Our Lord was subject to the temptations of the world and the devil, yet resisted without sin.  This is certainly true through His day to day life, but most obvious during His 40-day fast in the wilderness where His flesh was weakest and all advantages, such as those given to Adam in the garden, were removed.  It was at this point that the Devil brought three temptations to our Lord, each one resisted by the power of God’s Word.

As to His trials, there can be none greater than that of His own Garden experience, where He shed drops of blood and pleaded with His heavenly Father for the cup to pass, a trial which culminated in His own death on the cross.  It is this trial that the writer of Hebrews has in mind as He approaches chapter 5, “In the days of his flesh, Jesus offered up prayers and supplications, with loud cries and tears, to him who was able to save him from death, and he was heard because of his reverence.”

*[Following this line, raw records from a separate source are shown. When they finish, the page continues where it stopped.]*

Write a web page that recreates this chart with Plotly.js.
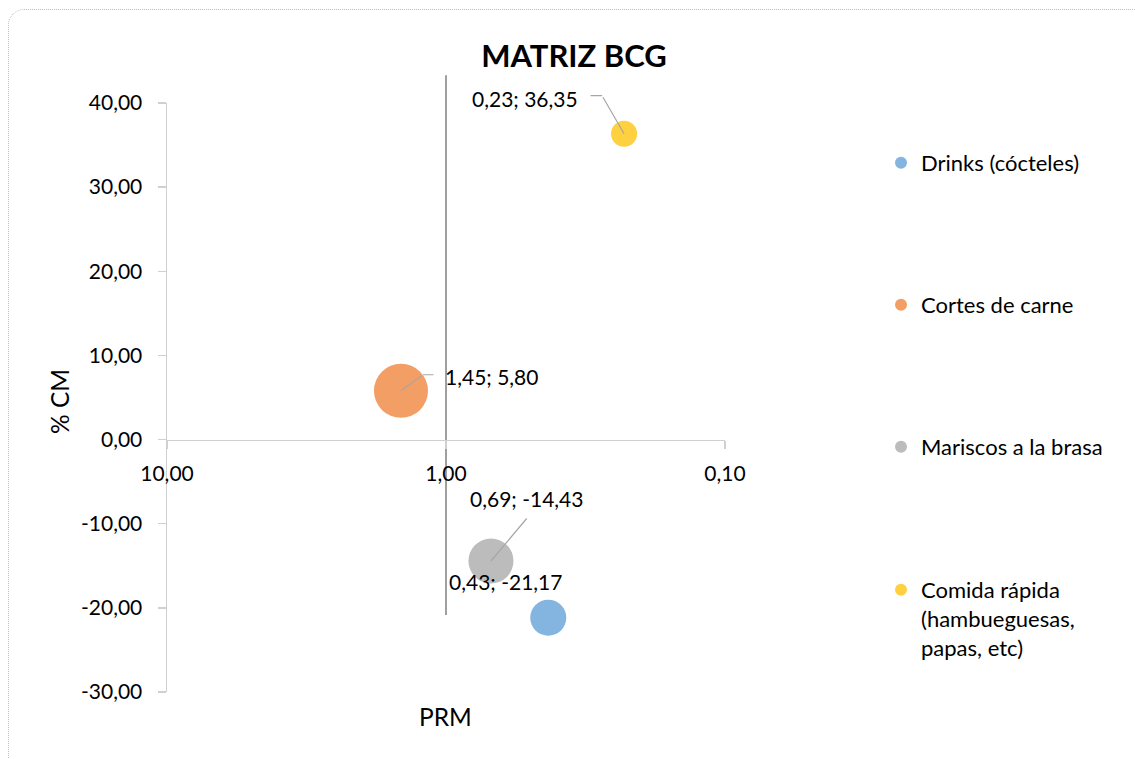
<!DOCTYPE html>
<html>
<head>
<meta charset="utf-8">
<script src="https://cdn.plot.ly/plotly-3.0.1.min.js"></script>
<style>
html,body{margin:0;padding:0;background:#fff;}
#wrap{position:relative;width:1135px;height:759px;overflow:hidden;}
#chart{position:absolute;left:0;top:0;width:1135px;height:759px;}
#frame{position:absolute;left:8px;top:9px;width:1140px;height:770px;border:1.5px dotted #bdbdbd;border-radius:16px;pointer-events:none;box-sizing:border-box;}
</style>
</head>
<body>
<div id="wrap"><div id="chart"></div><div id="frame"></div></div>
<script>
// ---- data ----
const categories = ["Drinks (cócteles)", "Cortes de carne", "Mariscos a la brasa", "Comida rápida<br>(hambueguesas,<br>papas, etc)"];
const prm = [0.43, 1.45, 0.69, 0.23];          // x (PRM)
const cm = [-21.17, 5.80, -14.43, 36.35];       // y (% CM)
const bubbleSize = [1.30, 2.92, 2.03, 0.68];    // relative bubble sizes (estimated)
const xTickVals = [10, 1, 0.1];
const xTickText = ["10,00", "1,00", "0,10"];
const yTickVals = [-30, -20, -10, 0, 10, 20, 30, 40];
const yRange = [-30, 40];
const xRange = [10, 0.1];
const divider = {x: 1, yTop: 43.3, yBottom: -20.85};

const colors = ["#84B4E0", "#F29E65", "#BCBCBC", "#FFD040"];
const FONT = "Lato, 'Open Sans', sans-serif";
const FS = 21;

// label placement (px, relative to bubble centre; +y = down)
const labelOffsets = [[-43, -36], [91, -14], [36, -62], [-99, -35]];
// leader line: elbow point and end of the horizontal run (null = none)
const leaderElbow = [null, [22, -16], [37, -44], [-22, -38]];
const leaderEnd = [null, [34, -16], [37, -44], [-35, -38]];

const fmt = v => v.toFixed(2).replace('.', ',');

const traces = categories.map((c, i) => ({
  type: 'scatter', mode: 'markers',
  x: [prm[i]], y: [cm[i]], name: c,
  marker: {size: [bubbleSize[i]], sizemode: 'area', sizeref: 0.002, color: colors[i], line: {width: 0}, opacity: 1},
  cliponaxis: false,
  showlegend: true,
  legend: i === 0 ? 'legend' : 'legend' + (i + 1),
  hoverinfo: 'skip'
}));

const annotations = [];
categories.forEach((c, i) => {
  const lx = Math.log10(prm[i]);
  if (leaderElbow[i]) {
    const e = leaderElbow[i], f = leaderEnd[i];
    // diagonal from bubble centre to elbow
    annotations.push({
      x: lx, y: cm[i], xref: 'x', yref: 'y', text: '', showarrow: true,
      arrowhead: 0, arrowwidth: 1.2, arrowcolor: '#A6A6A6',
      ax: e[0], ay: e[1], standoff: 0, startstandoff: 0
    });
    if (f[0] !== e[0]) {
      annotations.push({
        x: lx, y: cm[i], xref: 'x', yref: 'y', text: '', showarrow: true,
        arrowhead: 0, arrowwidth: 1.2, arrowcolor: '#A6A6A6',
        ax: f[0] - e[0], ay: 0, xshift: e[0], yshift: -e[1], standoff: 0, startstandoff: 0
      });
    }
  }
  annotations.push({
    x: lx, y: cm[i], xref: 'x', yref: 'y',
    text: fmt(prm[i]) + '; ' + fmt(cm[i]), showarrow: false,
    xshift: labelOffsets[i][0], yshift: -labelOffsets[i][1],
    xanchor: 'center', yanchor: 'middle',
    font: {family: FONT, size: FS, color: '#000'}
  });
});

annotations.push({
  text: 'PRM', xref: 'paper', yref: 'paper', x: (445 - 167) / 558, y: (692 - 716) / 589,
  showarrow: false, xanchor: 'center', yanchor: 'middle',
  font: {family: FONT, size: 24.5, color: '#000'}
});
annotations.push({
  text: '% CM', xref: 'paper', yref: 'paper', x: (59 - 167) / 558, y: (692 - 402) / 589,
  showarrow: false, textangle: -90, xanchor: 'center', yanchor: 'middle',
  font: {family: FONT, size: 24.5, color: '#000'}
});

const toPaperY = v => (v - yRange[0]) / (yRange[1] - yRange[0]);
const toPaperX = v => (Math.log10(xRange[0]) - Math.log10(v)) / (Math.log10(xRange[0]) - Math.log10(xRange[1]));

const legendRows = [163, 305, 447, 589];
const LFS = 22;
function legendAt(px, valign) {
  return {
    visible: true,
    x: 1.2796, xanchor: 'left', y: (692 - px) / 589, yanchor: valign === 'top' ? 'top' : 'middle',
    font: {family: FONT, size: LFS, color: '#000'}, bgcolor: 'rgba(0,0,0,0)',
    itemsizing: 'constant', valign: valign || 'middle'
  };
}

const layout = {
  width: 1135, height: 759,
  margin: {l: 167, r: 410, t: 103, b: 67},
  paper_bgcolor: '#fff', plot_bgcolor: 'rgba(0,0,0,0)',
  separators: ',.',
  showlegend: true,
  title: {text: '<b>MATRIZ BCG</b>', font: {family: FONT, size: 31, color: '#000'}, x: 574 / 1135, xanchor: 'center', y: 1 - 56 / 759, yanchor: 'middle'},
  font: {family: FONT, size: FS, color: '#000'},
  xaxis: {
    type: 'log', range: [Math.log10(xRange[0]), Math.log10(xRange[1])],
    anchor: 'free', position: toPaperY(0),
    tickvals: xTickVals, ticktext: xTickText,
    showline: true, linecolor: '#D0D0D0', linewidth: 1.5,
    ticks: 'outside', ticklen: 8, tickcolor: '#D0D0D0', tickwidth: 1.5,
    ticklabelstandoff: 7,
    showgrid: false, zeroline: false,
    tickfont: {family: FONT, size: FS, color: '#000'}
  },
  yaxis: {
    range: yRange,
    tickvals: yTickVals, ticktext: yTickVals.map(fmt),
    showline: true, linecolor: '#D0D0D0', linewidth: 1.5,
    ticks: 'outside', ticklen: 8, tickcolor: '#D0D0D0', tickwidth: 1.5,
    ticklabelstandoff: 11,
    showgrid: false, zeroline: false,
    tickfont: {family: FONT, size: FS, color: '#000'}
  },
  shapes: [{
    type: 'line', xref: 'paper', yref: 'paper',
    x0: toPaperX(divider.x), x1: toPaperX(divider.x),
    y0: toPaperY(divider.yTop), y1: toPaperY(divider.yBottom),
    line: {color: '#7F7F7F', width: 1.5}, layer: 'below'
  }],
  annotations: annotations,
  legend: legendAt(legendRows[0]),
  legend2: legendAt(legendRows[1]),
  legend3: legendAt(legendRows[2]),
  legend4: legendAt(legendRows[3] - 20, 'top'),
  hovermode: false
};

Plotly.newPlot('chart', traces, layout, {displayModeBar: false, staticPlot: true});
</script>
</body>
</html>
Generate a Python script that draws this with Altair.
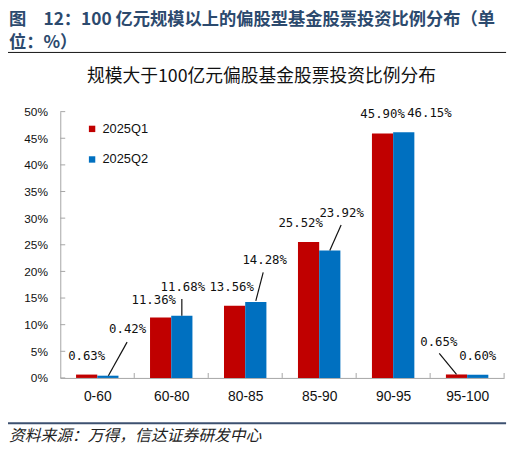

Our Lord faced both temptation and trial, in every way that we have, yet He is without sin.  Because of this, He is able to “sympathize” with our weaknesses as we are tempted and tried.  Temptation and trial is the heart of the Christian experience.  Yet our chief difference between our own experience and that of our Lord’s is our besetting weakness of a sinful flesh.  Not only are we faced with temptation from without, but evil desires from within which conceive with temptation  to produce sin.  God works through our trials to purify us of our weaknesses and conform us more to the image of our faithful and sinless High Priest.

In the midst of of our temptations, “let us draw near to the throne of grace, that we may receive mercy and find grace to help in time of need.”  In the midst of our trials, let us keep our eyes fixed on the Captain of our salvation, the One who blazed the trail for our suffering yet was reverent, obedient, and submissive even to the point of death.